[Work to do]:
State how many lines include "page", giving the number by itself.
-- Start of Given material --
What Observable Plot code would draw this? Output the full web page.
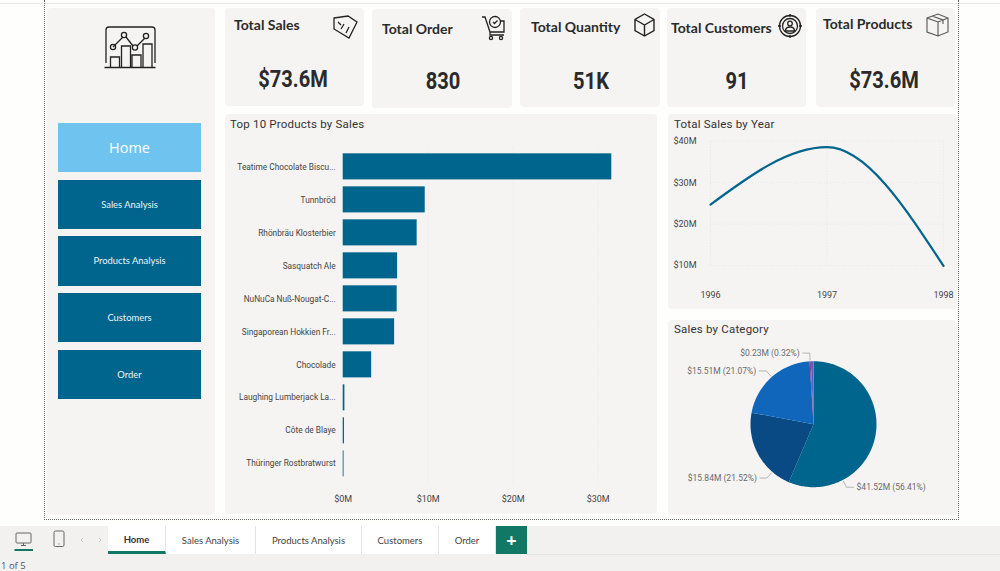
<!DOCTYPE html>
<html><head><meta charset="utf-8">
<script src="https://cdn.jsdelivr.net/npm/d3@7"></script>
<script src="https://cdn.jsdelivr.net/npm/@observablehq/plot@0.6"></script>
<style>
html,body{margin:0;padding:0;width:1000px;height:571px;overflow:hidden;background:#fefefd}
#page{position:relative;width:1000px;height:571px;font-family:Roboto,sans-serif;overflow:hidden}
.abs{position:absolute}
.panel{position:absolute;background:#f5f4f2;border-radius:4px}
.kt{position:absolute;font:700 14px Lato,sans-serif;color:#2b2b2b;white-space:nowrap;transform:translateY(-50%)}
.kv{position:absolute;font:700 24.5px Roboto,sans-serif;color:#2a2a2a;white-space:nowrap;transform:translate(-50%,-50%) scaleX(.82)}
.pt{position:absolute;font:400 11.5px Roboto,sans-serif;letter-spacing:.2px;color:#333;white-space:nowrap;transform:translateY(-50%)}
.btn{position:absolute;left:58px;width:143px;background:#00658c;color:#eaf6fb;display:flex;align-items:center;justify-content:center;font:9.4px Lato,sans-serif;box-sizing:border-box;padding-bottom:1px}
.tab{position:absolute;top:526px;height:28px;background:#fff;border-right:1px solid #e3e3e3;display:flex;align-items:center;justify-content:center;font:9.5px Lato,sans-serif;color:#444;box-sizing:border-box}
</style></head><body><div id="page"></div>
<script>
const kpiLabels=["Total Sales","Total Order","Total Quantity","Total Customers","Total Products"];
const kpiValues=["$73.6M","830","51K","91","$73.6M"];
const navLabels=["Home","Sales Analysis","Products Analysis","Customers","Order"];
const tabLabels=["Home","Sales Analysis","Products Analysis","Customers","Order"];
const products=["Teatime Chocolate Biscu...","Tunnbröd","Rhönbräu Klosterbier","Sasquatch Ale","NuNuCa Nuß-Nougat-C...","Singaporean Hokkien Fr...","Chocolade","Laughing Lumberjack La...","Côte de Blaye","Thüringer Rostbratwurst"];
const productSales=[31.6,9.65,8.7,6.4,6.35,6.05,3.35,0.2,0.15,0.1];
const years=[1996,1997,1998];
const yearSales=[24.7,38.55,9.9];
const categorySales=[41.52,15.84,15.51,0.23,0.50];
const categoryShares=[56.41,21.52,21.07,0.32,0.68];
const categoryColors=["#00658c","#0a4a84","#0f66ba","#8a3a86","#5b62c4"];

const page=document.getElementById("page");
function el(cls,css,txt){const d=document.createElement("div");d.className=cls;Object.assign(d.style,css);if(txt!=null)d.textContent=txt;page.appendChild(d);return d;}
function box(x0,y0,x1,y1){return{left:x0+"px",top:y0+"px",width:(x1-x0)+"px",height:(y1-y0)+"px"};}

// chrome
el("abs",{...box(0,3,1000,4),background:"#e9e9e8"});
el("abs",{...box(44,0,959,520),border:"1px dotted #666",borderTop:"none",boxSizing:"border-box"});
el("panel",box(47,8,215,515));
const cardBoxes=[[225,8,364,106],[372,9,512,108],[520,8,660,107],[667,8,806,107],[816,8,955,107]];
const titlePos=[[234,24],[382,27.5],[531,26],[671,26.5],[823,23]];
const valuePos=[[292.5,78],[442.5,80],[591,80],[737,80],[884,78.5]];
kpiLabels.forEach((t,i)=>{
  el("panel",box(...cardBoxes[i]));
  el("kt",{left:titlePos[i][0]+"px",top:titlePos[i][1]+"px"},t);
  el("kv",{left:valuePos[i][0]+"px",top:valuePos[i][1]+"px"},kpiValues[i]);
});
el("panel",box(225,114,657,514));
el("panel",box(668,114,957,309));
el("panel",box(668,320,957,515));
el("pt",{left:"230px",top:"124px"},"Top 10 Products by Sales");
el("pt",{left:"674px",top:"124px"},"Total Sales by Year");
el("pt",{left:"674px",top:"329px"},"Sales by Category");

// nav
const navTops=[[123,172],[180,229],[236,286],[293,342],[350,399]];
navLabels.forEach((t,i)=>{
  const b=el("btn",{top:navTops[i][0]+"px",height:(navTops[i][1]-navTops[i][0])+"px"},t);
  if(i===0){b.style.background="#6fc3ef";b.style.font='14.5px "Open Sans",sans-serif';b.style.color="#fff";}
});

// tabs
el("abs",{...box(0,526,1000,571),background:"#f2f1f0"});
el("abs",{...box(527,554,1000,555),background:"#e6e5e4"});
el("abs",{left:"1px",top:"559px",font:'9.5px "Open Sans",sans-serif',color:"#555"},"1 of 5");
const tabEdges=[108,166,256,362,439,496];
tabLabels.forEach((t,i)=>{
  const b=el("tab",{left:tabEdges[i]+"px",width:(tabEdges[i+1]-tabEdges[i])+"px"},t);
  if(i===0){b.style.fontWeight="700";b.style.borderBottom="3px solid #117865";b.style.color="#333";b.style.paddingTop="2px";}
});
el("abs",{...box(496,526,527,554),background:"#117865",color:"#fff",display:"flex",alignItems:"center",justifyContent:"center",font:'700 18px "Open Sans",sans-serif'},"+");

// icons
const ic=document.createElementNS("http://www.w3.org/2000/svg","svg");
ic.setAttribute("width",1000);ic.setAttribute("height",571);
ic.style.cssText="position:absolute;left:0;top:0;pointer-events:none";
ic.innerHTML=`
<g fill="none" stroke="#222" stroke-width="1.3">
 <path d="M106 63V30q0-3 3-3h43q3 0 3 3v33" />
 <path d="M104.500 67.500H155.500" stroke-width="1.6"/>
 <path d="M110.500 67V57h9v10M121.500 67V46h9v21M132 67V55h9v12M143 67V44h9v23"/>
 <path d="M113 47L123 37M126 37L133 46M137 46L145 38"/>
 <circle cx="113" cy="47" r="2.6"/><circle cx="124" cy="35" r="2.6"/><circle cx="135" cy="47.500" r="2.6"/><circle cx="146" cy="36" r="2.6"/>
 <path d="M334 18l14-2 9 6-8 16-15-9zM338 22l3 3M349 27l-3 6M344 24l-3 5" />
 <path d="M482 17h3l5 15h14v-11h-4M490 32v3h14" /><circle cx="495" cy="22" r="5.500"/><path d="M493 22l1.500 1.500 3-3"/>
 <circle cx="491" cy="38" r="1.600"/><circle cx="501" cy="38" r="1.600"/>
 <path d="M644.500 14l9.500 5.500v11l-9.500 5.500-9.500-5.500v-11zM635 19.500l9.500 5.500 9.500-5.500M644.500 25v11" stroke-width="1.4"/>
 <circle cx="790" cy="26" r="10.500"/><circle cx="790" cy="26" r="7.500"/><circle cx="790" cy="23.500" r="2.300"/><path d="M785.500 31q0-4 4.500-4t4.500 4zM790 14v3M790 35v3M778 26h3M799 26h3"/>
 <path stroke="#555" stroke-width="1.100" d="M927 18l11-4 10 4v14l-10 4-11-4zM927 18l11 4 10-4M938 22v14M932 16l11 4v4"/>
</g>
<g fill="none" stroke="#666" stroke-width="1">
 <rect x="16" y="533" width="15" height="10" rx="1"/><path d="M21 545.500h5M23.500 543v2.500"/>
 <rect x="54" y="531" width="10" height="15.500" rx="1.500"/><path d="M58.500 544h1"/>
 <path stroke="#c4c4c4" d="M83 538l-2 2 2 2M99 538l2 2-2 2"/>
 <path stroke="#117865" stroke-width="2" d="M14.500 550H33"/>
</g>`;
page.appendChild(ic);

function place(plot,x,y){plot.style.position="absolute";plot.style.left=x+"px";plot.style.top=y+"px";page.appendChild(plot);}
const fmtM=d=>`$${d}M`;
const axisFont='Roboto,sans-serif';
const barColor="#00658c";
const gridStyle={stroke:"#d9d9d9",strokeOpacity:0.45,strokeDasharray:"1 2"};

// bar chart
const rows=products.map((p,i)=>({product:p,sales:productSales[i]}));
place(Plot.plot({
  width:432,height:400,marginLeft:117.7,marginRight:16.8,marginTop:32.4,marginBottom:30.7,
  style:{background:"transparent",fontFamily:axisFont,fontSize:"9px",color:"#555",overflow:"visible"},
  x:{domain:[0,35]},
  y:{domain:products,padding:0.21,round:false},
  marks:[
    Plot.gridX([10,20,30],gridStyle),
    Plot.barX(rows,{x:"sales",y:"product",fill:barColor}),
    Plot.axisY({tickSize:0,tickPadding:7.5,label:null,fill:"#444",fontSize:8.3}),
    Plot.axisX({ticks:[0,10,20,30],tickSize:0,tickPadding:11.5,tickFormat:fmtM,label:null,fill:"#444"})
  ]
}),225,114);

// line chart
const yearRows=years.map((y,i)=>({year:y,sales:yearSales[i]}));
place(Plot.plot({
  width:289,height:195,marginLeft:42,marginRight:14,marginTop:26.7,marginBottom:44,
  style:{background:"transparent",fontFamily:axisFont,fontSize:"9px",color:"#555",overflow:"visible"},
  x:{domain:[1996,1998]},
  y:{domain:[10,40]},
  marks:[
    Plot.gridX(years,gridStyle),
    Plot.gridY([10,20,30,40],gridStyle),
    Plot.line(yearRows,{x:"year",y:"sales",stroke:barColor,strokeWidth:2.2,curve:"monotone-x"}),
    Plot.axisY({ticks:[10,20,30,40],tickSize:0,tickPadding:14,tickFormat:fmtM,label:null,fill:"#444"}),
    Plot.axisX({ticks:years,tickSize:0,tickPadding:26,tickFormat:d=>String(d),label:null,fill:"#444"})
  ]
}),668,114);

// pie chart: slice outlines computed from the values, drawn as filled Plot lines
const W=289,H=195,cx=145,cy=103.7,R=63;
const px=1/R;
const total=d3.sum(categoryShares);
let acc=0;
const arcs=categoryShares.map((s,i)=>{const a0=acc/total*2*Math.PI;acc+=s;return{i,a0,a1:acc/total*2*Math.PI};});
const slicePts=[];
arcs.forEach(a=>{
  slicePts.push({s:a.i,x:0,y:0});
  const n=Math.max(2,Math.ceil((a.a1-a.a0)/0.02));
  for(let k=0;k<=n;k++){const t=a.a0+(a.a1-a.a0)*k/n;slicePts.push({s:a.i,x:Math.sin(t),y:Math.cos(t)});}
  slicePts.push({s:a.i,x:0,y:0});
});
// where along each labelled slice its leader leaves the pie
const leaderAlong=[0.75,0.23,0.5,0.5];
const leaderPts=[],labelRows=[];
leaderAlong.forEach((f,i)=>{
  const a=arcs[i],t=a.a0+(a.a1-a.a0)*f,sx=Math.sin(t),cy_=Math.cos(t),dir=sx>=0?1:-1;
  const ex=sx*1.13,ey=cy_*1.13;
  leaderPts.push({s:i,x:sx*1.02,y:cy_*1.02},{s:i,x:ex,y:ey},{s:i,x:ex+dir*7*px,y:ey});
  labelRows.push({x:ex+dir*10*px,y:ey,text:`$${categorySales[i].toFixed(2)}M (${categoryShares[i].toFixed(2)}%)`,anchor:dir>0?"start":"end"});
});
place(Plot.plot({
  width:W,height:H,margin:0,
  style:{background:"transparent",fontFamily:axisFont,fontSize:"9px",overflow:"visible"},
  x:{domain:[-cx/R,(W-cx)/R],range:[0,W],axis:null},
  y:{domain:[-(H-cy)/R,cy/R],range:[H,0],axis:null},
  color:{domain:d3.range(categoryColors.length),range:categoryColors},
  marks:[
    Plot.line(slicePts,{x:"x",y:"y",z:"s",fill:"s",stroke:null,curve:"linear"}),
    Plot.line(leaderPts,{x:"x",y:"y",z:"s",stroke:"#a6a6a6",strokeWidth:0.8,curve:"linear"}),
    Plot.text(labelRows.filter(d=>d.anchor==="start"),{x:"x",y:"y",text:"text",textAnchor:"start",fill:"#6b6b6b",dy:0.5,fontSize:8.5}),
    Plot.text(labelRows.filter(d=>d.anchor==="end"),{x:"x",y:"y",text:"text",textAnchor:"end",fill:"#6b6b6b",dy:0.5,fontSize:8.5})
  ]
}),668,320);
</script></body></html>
-- End of Given material --
[Answer to this exercise]:
7